(Rows from a dataset of charts and code)
>>>>>
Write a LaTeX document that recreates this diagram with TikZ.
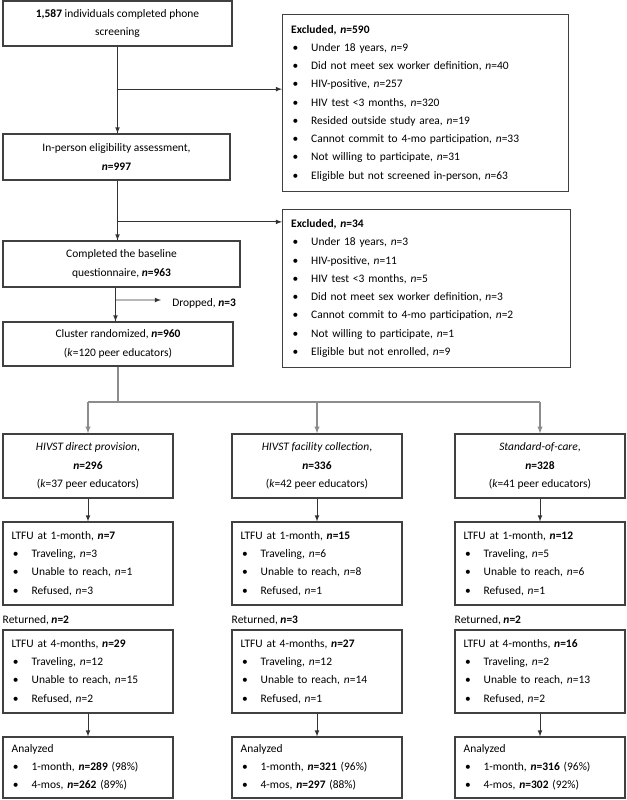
\documentclass[tikz,border=0pt]{standalone}
\usepackage{fontspec}
\setmainfont{Carlito}
\usetikzlibrary{calc}

\newcommand{\nn}[1]{\textit{n}=#1}
\newcommand{\nb}[1]{\textbf{\textit{n}=#1}}
\newcommand{\bul}{\makebox[15pt][l]{\hspace{1pt}\textbullet}}

\tikzset{
  every node/.style={font=\fontsize{8.6}{13.7}\selectfont},
  box/.style={draw=black!75,line width=0.8pt,inner sep=0pt,align=center},
  lbox/.style={box,align=left,text width=#1,inner xsep=6.5pt},
  link/.style={draw=black!80,line width=0.6pt},
  glink/.style={draw=black!45,line width=0.8pt},
  >=latex
}

\begin{document}
\begin{tikzpicture}[x=0.75pt,y=-0.75pt]
  \useasboundingbox (0,0) rectangle (626,800);

  % screening chain
  \node[box,minimum width=171.75pt,minimum height=33.75pt] (screen) at (117.5,23.5)
    {\textbf{1,587} individuals completed phone\\screening};
  \node[box,minimum width=170.25pt,minimum height=34.5pt] (elig) at (116.5,157)
    {In-person eligibility assessment,\\\nb{997}};
  \node[box,minimum width=177.75pt,minimum height=34.5pt] (base) at (121.5,264)
    {Completed the baseline\\questionnaire, \nb{963}};
  \node[box,minimum width=172.5pt,minimum height=33pt] (rand) at (118,344)
    {Cluster randomized, \nb{960}\\(\textit{k}=120 peer educators)};

  % exclusions
  \node[lbox=201.5pt,minimum height=132.75pt,anchor=north west] (excl1) at (282,14)
    {\textbf{Excluded, \textit{n}=590}\\
     \bul Under 18 years, \nn{9}\\
     \bul Did not meet sex worker definition, \nn{40}\\
     \bul HIV-positive, \nn{257}\\
     \bul HIV test <3 months, \nn{320}\\
     \bul Resided outside study area, \nn{19}\\
     \bul Cannot commit to 4-mo participation, \nn{33}\\
     \bul Not willing to participate, \nn{31}\\
     \bul Eligible but not screened in-person, \nn{63}};
  \node[lbox=203pt,minimum height=118.5pt,anchor=north west] (excl2) at (282,209)
    {\textbf{Excluded, \textit{n}=34}\\
     \bul Under 18 years, \nn{3}\\
     \bul HIV-positive, \nn{11}\\
     \bul HIV test <3 months, \nn{5}\\
     \bul Did not meet sex worker definition, \nn{3}\\
     \bul Cannot commit to 4-mo participation, \nn{2}\\
     \bul Not willing to participate, \nn{1}\\
     \bul Eligible but not enrolled, \nn{9}};
  \node[anchor=west,inner sep=0pt] (drop) at (172,303) {Dropped, \nb{3}};

  \draw[link] (screen.south) -- (screen.south |- elig.north) coordinate[pos=0.49] (j1);
  \draw[link,->] (j1) -- (j1 -| excl1.west);
  \draw[link,->] (j1) -- (j1 |- elig.north);
  \draw[link] (elig.south -| j1) -- (j1 |- base.north) coordinate[pos=0.69] (j2);
  \draw[link,->] (j2) -- (j2 -| excl2.west);
  \draw[link,->] (j2) -- (j2 |- base.north);
  \draw[link] ($(base.south)+(-6,0)$) coordinate (j3a) -- (j3a |- rand.north) coordinate[pos=0.37] (j3);
  \draw[link,->] (j3) -- ($(drop.west)+(-11,-3)$);
  \draw[link,->] (j3) -- (j3 |- rand.north);

  % arms
  \foreach \name/\cx/\title/\nr/\kk/\la/\ta/\ua/\ra/\ret/\lb/\tb/\ub/\rb/\ma/\pa/\mb/\pb in {
    dir/88/HIVST direct provision/296/37/7/3/1/3/2/29/12/15/2/289/98/262/89,
    fac/317/HIVST facility collection/336/42/15/6/8/1/3/27/12/14/1/321/96/297/88,
    soc/540/Standard-of-care/328/41/12/5/6/1/2/16/2/13/2/316/96/302/92}{
    \node[box,minimum width=127.5pt,minimum height=48pt] (\name) at (\cx,466)
      {\textit{\title},\\\nb{\nr}\\(\textit{k}=\kk{} peer educators)};
    \node[lbox=114.5pt,minimum height=62.25pt] (\name1) at (\cx,563.5)
      {LTFU at 1-month, \nb{\la}\\
       \bul Traveling, \nn{\ta}\\
       \bul Unable to reach, \nn{\ua}\\
       \bul Refused, \nn{\ra}};
    \node[lbox=114.5pt,minimum height=62.25pt] (\name4) at (\cx,671.5)
      {LTFU at 4-months, \nb{\lb}\\
       \bul Traveling, \nn{\tb}\\
       \bul Unable to reach, \nn{\ub}\\
       \bul Refused, \nn{\rb}};
    \node[anchor=west,inner sep=0pt] (\name r) at ($(\name1.south west)+(0,15)$) {Returned, \nb{\ret}};
    \node[lbox=114.5pt,minimum height=45.75pt] (\name a) at (\cx,767.5)
      {Analyzed\\
       \bul 1-month, \nb{\ma} (\pa\%)\\
       \bul 4-mos, \nb{\mb} (\pb\%)};
    \draw[link,->] (\name.south) -- (\name1.north);
    \draw[link,->] (\name4.south) -- (\name a.north);
  }

  % randomization split
  \draw[glink] (rand.south) -- (rand.south |- 0,402) coordinate (split);
  \draw[glink] (split -| dir.north) -- (split -| soc.north);
  \foreach \name in {dir,fac,soc}
    \draw[glink,->] (split -| \name.north) -- (\name.north);
\end{tikzpicture}
\end{document}
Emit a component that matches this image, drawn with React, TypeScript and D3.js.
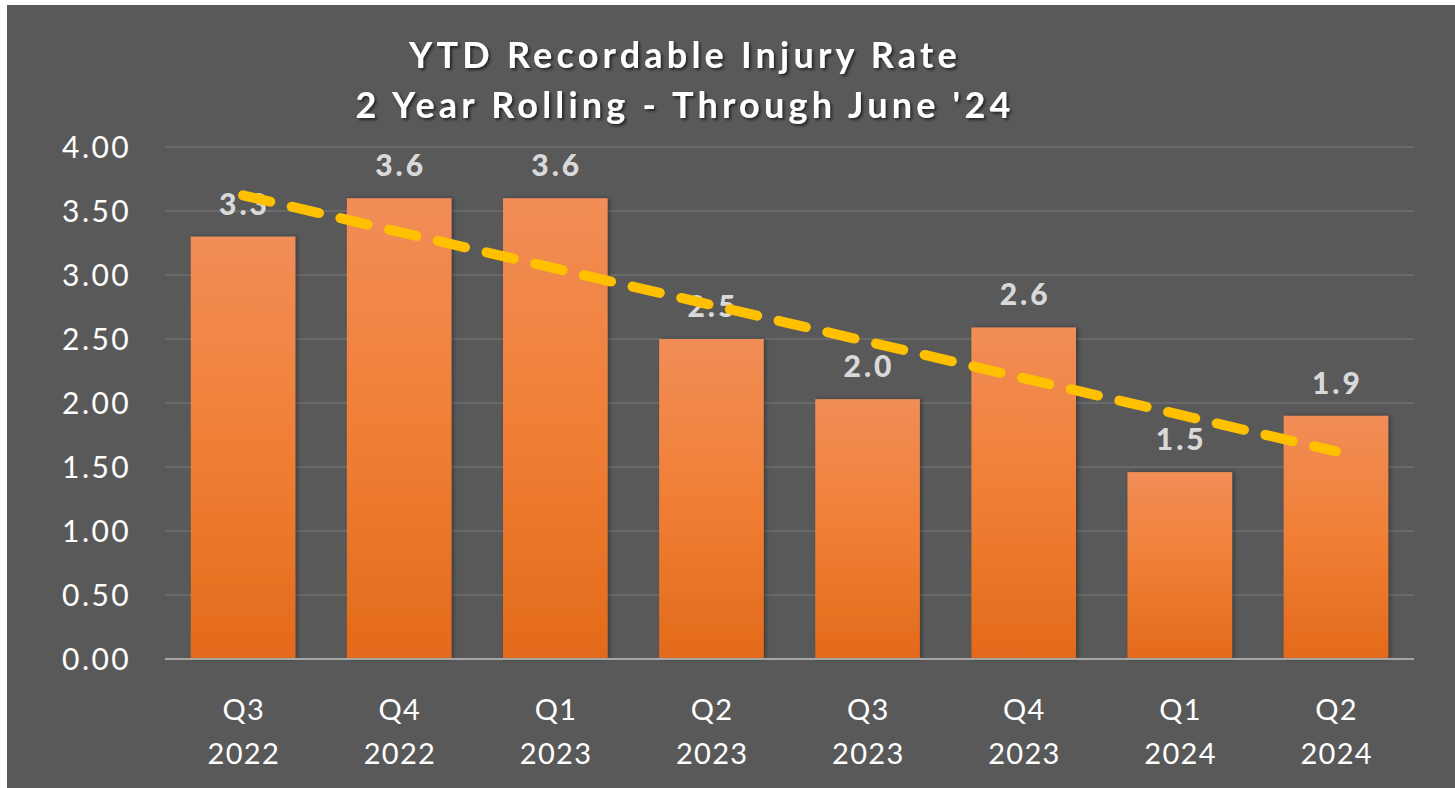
<<<<<
[Given instruction]:
Please reproduce, word for word, every line from the first line of the records above through the line containing "(0,0) rectangle (626,800);", and leave out the pictures.

[Response to this task]:
Write a LaTeX document that recreates this diagram with TikZ.
\documentclass[tikz,border=0pt]{standalone}
\usepackage{fontspec}
\setmainfont{Carlito}
\usetikzlibrary{calc}

\newcommand{\nn}[1]{\textit{n}=#1}
\newcommand{\nb}[1]{\textbf{\textit{n}=#1}}
\newcommand{\bul}{\makebox[15pt][l]{\hspace{1pt}\textbullet}}

\tikzset{
  every node/.style={font=\fontsize{8.6}{13.7}\selectfont},
  box/.style={draw=black!75,line width=0.8pt,inner sep=0pt,align=center},
  lbox/.style={box,align=left,text width=#1,inner xsep=6.5pt},
  link/.style={draw=black!80,line width=0.6pt},
  glink/.style={draw=black!45,line width=0.8pt},
  >=latex
}

\begin{document}
\begin{tikzpicture}[x=0.75pt,y=-0.75pt]
  \useasboundingbox (0,0) rectangle (626,800);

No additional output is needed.